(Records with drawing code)
◆ ◆ ◆ ◆ ◆ ◆ ◆
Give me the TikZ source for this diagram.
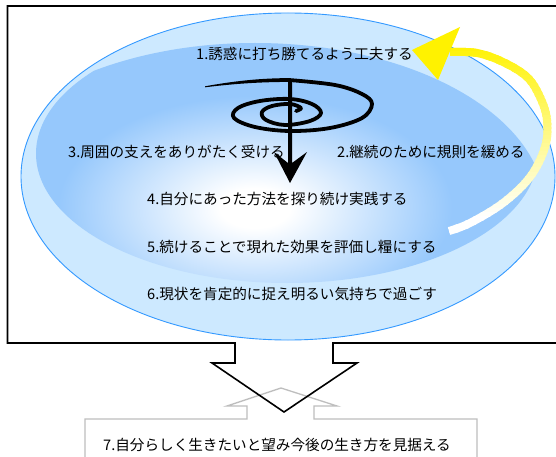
\documentclass[tikz,border=0pt]{standalone}
\usepackage{fontspec}
\newfontfamily\jp{Noto Sans CJK JP}
\definecolor{bandblue}{RGB}{205,233,255}
\definecolor{edgeblue}{RGB}{51,153,255}
\definecolor{innerblue}{RGB}{150,200,252}
\definecolor{boxgray}{RGB}{190,190,190}
\pgfdeclareradialshading{glow}{\pgfpoint{0bp}{0bp}}{color(0bp)=(white); color(3bp)=(white); color(17bp)=(innerblue); color(50bp)=(innerblue)}
\begin{document}
\begin{tikzpicture}[x=1pt,y=-1pt,
  txt/.style={font=\jp\fontsize{14.6}{16}\selectfont, anchor=west, inner sep=0pt},
  frame/.style={black, line width=1.6pt, line join=miter},
  graybox/.style={boxgray, line width=1.3pt},
  spiral/.style={line width=3.8pt, line cap=round, line join=round}]
\useasboundingbox (0,0) rectangle (556,457);
\fill[white] (0,0) rectangle (556,457);

% gray box with upward arrow
\draw[graybox] (247,419) -- (85,419) -- (85,470) -- (477,470) -- (477,419) -- (314,419) -- (314,406) -- (337,406) -- (281,388) -- (227,406) -- (247,406) -- cycle;
\node[txt] (t7) at (103,445) {7.自分らしく生きたいと望み今後の生き方を見据える};

% frame with downward arrow
\draw[frame] (235,343) -- (7.5,343) -- (7.5,6) -- (565,6) -- (565,343) -- (333,343) -- (333,363) -- (357,363) -- (284,412) -- (212,363) -- (235,363) -- cycle;

% ellipses
\fill[bandblue] (288,176.5) ellipse [x radius=267, y radius=163.5];
\begin{scope}
\clip (287,153.5) ellipse [x radius=251, y radius=129.5];
\shade[shading=glow] (255,208) ellipse [x radius=290, y radius=165];
\end{scope}
\draw[edgeblue, line width=0.9pt] (288,176.5) ellipse [x radius=267, y radius=163.5];

% texts
\node[txt] (t1) at (196,54) {1.誘惑に打ち勝てるよう工夫する};
\node[txt] (t3) at (68,152) {3.周囲の支えをありがたく受ける};
\node[txt] (t2) at (337,152) {2.継続のために規則を緩める};
\node[txt] (t4) at (147,199) {4.自分にあった方法を探り続け実践する};
\node[txt] (t5) at (147,247) {5.続けることで現れた効果を評価し糧にする};
\node[txt] (t6) at (147,294) {6.現状を肯定的に捉え明るい気持ちで過ごす};

% spiral
\fill (205,86.3) .. controls (240,80) and (265,78.2) .. (290,78.1) -- (290,81.9) .. controls (265,82) and (240,83) .. (205,87.3) -- cycle;
\draw[spiral] plot[smooth, tension=0.6] coordinates {(289,80) (335,85) (362,94) (372,104) (362,118) (330,128) (290,131) (255,127) (234,118) (238,108) (260,101) (290,99) (312,104) (321,113) (310,121) (285,125) (266,120) (262,112) (272,106) (290,104) (301,108) (296,111)};
\fill (288,80) -- (292,80) -- (292,163) -- (307,152) -- (290,183) -- (274,152) -- (288,163) -- cycle;

% yellow curved arrow
\foreach \i in {0,...,49}{
  \pgfmathsetmacro{\ya}{44+4*\i}
  \pgfmathsetmacro{\yb}{\ya+4.6}
  \pgfmathsetmacro{\pp}{max(0,min(100,(215-\ya)*0.58))}
  \begin{scope}
    \clip (400,\ya) rectangle (560,\yb);
    \draw[line width=8pt, color={yellow!\pp!white}] plot[smooth, tension=0.6] coordinates {(449,231) (470,223) (503,203) (530,177) (545,147) (547,120) (540,97) (527,77) (503,62) (477,53) (450,52)};
  \end{scope}
}
\fill[yellow] (412,50) -- (460,27) -- (438,80) -- cycle;
\end{tikzpicture}
\end{document}
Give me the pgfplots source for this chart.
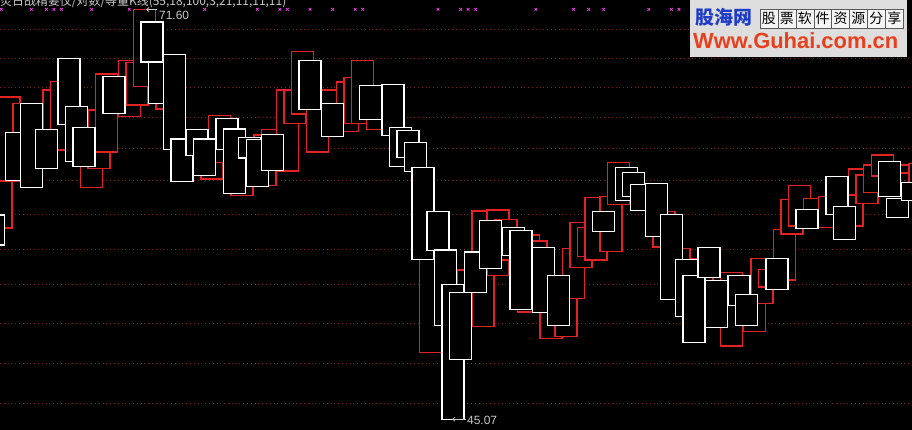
\documentclass[border=0pt]{standalone}
\usepackage{pgfplots}
\pgfplotsset{compat=1.18}
\usepackage{pgfplotstable}
\usepackage{fontspec}
\setmainfont{Liberation Sans}
\newfontfamily\cjk{Noto Sans CJK SC}
\usetikzlibrary{arrows.meta}

\definecolor{boxred}{RGB}{228,34,34}
\definecolor{gridred}{RGB}{120,30,30}
\definecolor{signal}{RGB}{215,60,215}
\definecolor{labelgray}{RGB}{200,200,200}
\definecolor{wmgray}{RGB}{222,222,222}
\definecolor{wmblue}{RGB}{30,60,200}
\definecolor{wmred}{RGB}{232,64,28}

% equivolume boxes: bar index, low, high
\pgfplotstableread{
k lo hi
-3 56.35 58.30
0 60.54 63.65
2 60.09 65.53
4 61.32 63.84
7 64.17 68.44
8 61.75 65.33
9 61.42 63.97
13 64.88 67.28
18 68.20 70.79
19 65.53 68.20
21 62.55 68.70
22 60.48 63.22
24 62.16 63.84
25 60.87 63.22
28 62.55 64.56
29 59.68 63.86
31 61.99 63.33
32 60.15 63.20
34 61.16 63.52
39 65.14 68.31
42 63.39 65.53
47 64.49 66.69
50 63.46 66.76
51 61.42 63.97
52 62.03 63.78
53 61.13 63.00
54 55.43 61.38
56 56.01 58.54
57 51.16 56.03
58 45.07 53.81
59 48.95 53.29
61 53.29 55.90
63 54.85 57.95
66 55.69 57.50
67 52.19 57.31
70 52.00 56.21
72 51.16 54.39
78 57.24 58.54
81 59.25 61.38
82 59.51 61.06
83 58.60 60.28
85 56.92 60.35
87 52.84 58.34
89 51.74 55.43
90 50.06 54.39
92 54.26 56.21
93 51.03 54.07
96 52.45 54.39
97 51.16 53.16
101 53.49 55.49
105 57.44 58.67
109 58.34 60.80
110 56.72 58.86
116 59.51 61.77
117 58.15 59.38
119 59.25 60.41
}\whiteboxes

% lagged boxes drawn in red behind the main ones
\pgfplotstableread{
k lo hi
-2 57.45 65.09
-1 60.50 65.92
1 61.21 65.53
5 62.50 66.39
6 62.50 66.95
10 60.09 63.15
11 61.32 65.09
12 62.36 67.41
15 64.66 68.29
16 65.42 68.16
17 66.60 71.60
20 65.16 67.68
26 60.63 63.15
27 61.68 64.75
30 59.55 62.50
33 60.19 63.48
34 61.21 63.84
36 61.14 66.39
37 64.23 66.39
38 64.84 68.87
40 62.36 65.74
42 63.80 66.39
43 63.69 65.09
44 63.69 66.89
45 64.23 67.21
46 64.23 68.29
48 63.84 65.74
55 49.38 57.33
60 51.50 54.74
62 51.07 58.56
64 54.37 58.62
65 55.38 58.02
68 52.00 57.00
69 52.79 56.61
71 50.31 54.09
73 50.42 53.44
74 52.90 56.14
75 54.91 57.80
76 55.60 57.50
77 55.38 59.44
79 55.92 59.48
80 58.99 61.71
86 56.24 58.51
88 53.44 56.14
91 52.79 55.49
94 51.50 54.26
95 49.82 54.56
98 50.74 53.44
99 52.58 55.49
100 53.65 54.78
102 54.09 57.37
103 57.05 59.31
104 57.58 60.22
106 57.65 59.38
108 57.50 59.48
111 57.58 60.56
112 59.59 61.26
113 59.05 60.89
114 59.74 61.53
115 60.82 62.18
118 61.00 61.53
120 59.27 61.64
}\redboxes

\pgfplotsset{
  redbox/.style={draw=boxred, fill=black, line width=1.5bp, line join=miter},
  whitebox/.style={draw=white, fill=black, line width=1.4bp, line join=miter},
}

% each box is its own closed path, so a later box hides the ones under it
\newcommand\drawboxes[2]{%
  \pgfplotstablegetrowsof{#1}%
  \pgfmathtruncatemacro\nrows{\pgfplotsretval-1}%
  \pgfplotsinvokeforeach{0,...,\nrows}{%
    \pgfplotstablegetelem{##1}{k}\of#1\let\bk\pgfplotsretval
    \pgfplotstablegetelem{##1}{lo}\of#1\let\blo\pgfplotsretval
    \pgfplotstablegetelem{##1}{hi}\of#1\let\bhi\pgfplotsretval
    \pgfmathsetmacro\xl{\bk-1.4608}%
    \pgfmathsetmacro\xr{\bk+1.4608}%
    \edef\doplot{\noexpand\addplot[#2] coordinates
      {(\xl,\blo) (\xr,\blo) (\xr,\bhi) (\xl,\bhi)} -- cycle;}%
    \doplot
  }%
}

\begin{document}
\begin{tikzpicture}
\useasboundingbox (0,0) rectangle (912bp,430bp);
\clip (0,0) rectangle (912bp,430bp);
\fill[black] (0,0) rectangle (912bp,430bp);

\begin{axis}[
  at={(0,0)}, anchor=south west, scale only axis,
  width=912bp, height=430bp,
  xmin=-2.1647, xmax=118.95, ymin=44.377, ymax=72.215,
  axis line style={draw=none}, tick style={draw=none},
  xtick=\empty,
  ytick={46.11,48.71,51.27,53.78,56.06,58.36,60.54,62.61,64.64,66.58,68.40,70.32},
  yticklabels={}, ymajorgrids,
  grid style={gridred, line width=0.9bp, dash pattern=on 1bp off 2.8bp},
  clip=true]
\drawboxes{\redboxes}{redbox}
\drawboxes{\whiteboxes}{whitebox}

% signal marks along the top
\addplot[only marks, mark=x, mark size=1.8bp, color=signal,
  mark options={line width=0.9bp}] coordinates {
  (-2,71.61) (2,71.61) (4,71.61) (5,71.61) (6,71.61) (10,71.61)
  (15,71.61) (25,71.61) (32,71.61) (35,71.61) (36,71.61) (39,71.61)
  (42,71.61) (45,71.61) (46,71.61) (56,71.61) (59,71.61) (60,71.61)
  (61,71.61) (69,71.61) (74,71.61) (76,71.61) (78,71.61) (84,71.61)
  (87,71.61) (88,71.61)};

% extreme labels
\draw[labelgray, line width=0.7bp, -{Straight Barb[length=2.5bp,width=4bp]}]
  (axis cs:18.69,71.60) -- (axis cs:17.22,71.60);
\node[labelgray, anchor=west, inner sep=0, font=\fontsize{12}{12}\selectfont]
  at (axis cs:18.95,71.21) {71.60};
\draw[labelgray, line width=0.7bp, -{Straight Barb[length=2.5bp,width=4bp]}]
  (axis cs:59.72,45.07) -- (axis cs:57.86,45.07);
\node[labelgray, anchor=west, inner sep=0, font=\fontsize{12}{12}\selectfont]
  at (axis cs:59.85,45.00) {45.07};
\end{axis}

% indicator title
\node[anchor=base west, inner sep=0, text=labelgray, font=\cjk\fontsize{12}{12}\selectfont]
  at (0,424bp) {炎日战精要仪/对数/等量K线(55,18,100,3,21,11,11,11)};

% site banner
\fill[wmgray] (690bp,373bp) rectangle (907bp,430bp);
\node[anchor=west, inner sep=0, text=wmblue, font=\cjk\bfseries\fontsize{19}{19}\selectfont]
  at (695bp,412.5bp) {股海网};
\foreach \c [count=\i] in {股,票,软,件,资,源,分,享}{
  \draw[gray!70!black, line width=0.4bp, fill=white!92!gray]
    ({760bp+(\i-1)*17.9bp},402bp) rectangle +(17.9bp,19bp);
  \node[inner sep=0, font=\cjk\fontsize{14}{14}\selectfont]
    at ({760bp+(\i-0.5)*17.9bp},411.5bp) {\c};
}
\node[anchor=west, inner sep=0, text=wmred, font=\bfseries\fontsize{22}{22}\selectfont]
  at (693bp,389bp) {Www.Guhai.com.cn};
\end{tikzpicture}
\end{document}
◆ ◆ ◆ ◆ ◆ ◆ ◆
• **Aim of the task**:
Quote, exactly and only, the lines from the first line of the data above through the line containing "(t6) at (147,294)". The pictures do not belong in it.

• **Answer in full**:
Give me the TikZ source for this diagram.
\documentclass[tikz,border=0pt]{standalone}
\usepackage{fontspec}
\newfontfamily\jp{Noto Sans CJK JP}
\definecolor{bandblue}{RGB}{205,233,255}
\definecolor{edgeblue}{RGB}{51,153,255}
\definecolor{innerblue}{RGB}{150,200,252}
\definecolor{boxgray}{RGB}{190,190,190}
\pgfdeclareradialshading{glow}{\pgfpoint{0bp}{0bp}}{color(0bp)=(white); color(3bp)=(white); color(17bp)=(innerblue); color(50bp)=(innerblue)}
\begin{document}
\begin{tikzpicture}[x=1pt,y=-1pt,
  txt/.style={font=\jp\fontsize{14.6}{16}\selectfont, anchor=west, inner sep=0pt},
  frame/.style={black, line width=1.6pt, line join=miter},
  graybox/.style={boxgray, line width=1.3pt},
  spiral/.style={line width=3.8pt, line cap=round, line join=round}]
\useasboundingbox (0,0) rectangle (556,457);
\fill[white] (0,0) rectangle (556,457);

% gray box with upward arrow
\draw[graybox] (247,419) -- (85,419) -- (85,470) -- (477,470) -- (477,419) -- (314,419) -- (314,406) -- (337,406) -- (281,388) -- (227,406) -- (247,406) -- cycle;
\node[txt] (t7) at (103,445) {7.自分らしく生きたいと望み今後の生き方を見据える};

% frame with downward arrow
\draw[frame] (235,343) -- (7.5,343) -- (7.5,6) -- (565,6) -- (565,343) -- (333,343) -- (333,363) -- (357,363) -- (284,412) -- (212,363) -- (235,363) -- cycle;

% ellipses
\fill[bandblue] (288,176.5) ellipse [x radius=267, y radius=163.5];
\begin{scope}
\clip (287,153.5) ellipse [x radius=251, y radius=129.5];
\shade[shading=glow] (255,208) ellipse [x radius=290, y radius=165];
\end{scope}
\draw[edgeblue, line width=0.9pt] (288,176.5) ellipse [x radius=267, y radius=163.5];

% texts
\node[txt] (t1) at (196,54) {1.誘惑に打ち勝てるよう工夫する};
\node[txt] (t3) at (68,152) {3.周囲の支えをありがたく受ける};
\node[txt] (t2) at (337,152) {2.継続のために規則を緩める};
\node[txt] (t4) at (147,199) {4.自分にあった方法を探り続け実践する};
\node[txt] (t5) at (147,247) {5.続けることで現れた効果を評価し糧にする};
\node[txt] (t6) at (147,294) {6.現状を肯定的に捉え明るい気持ちで過ごす};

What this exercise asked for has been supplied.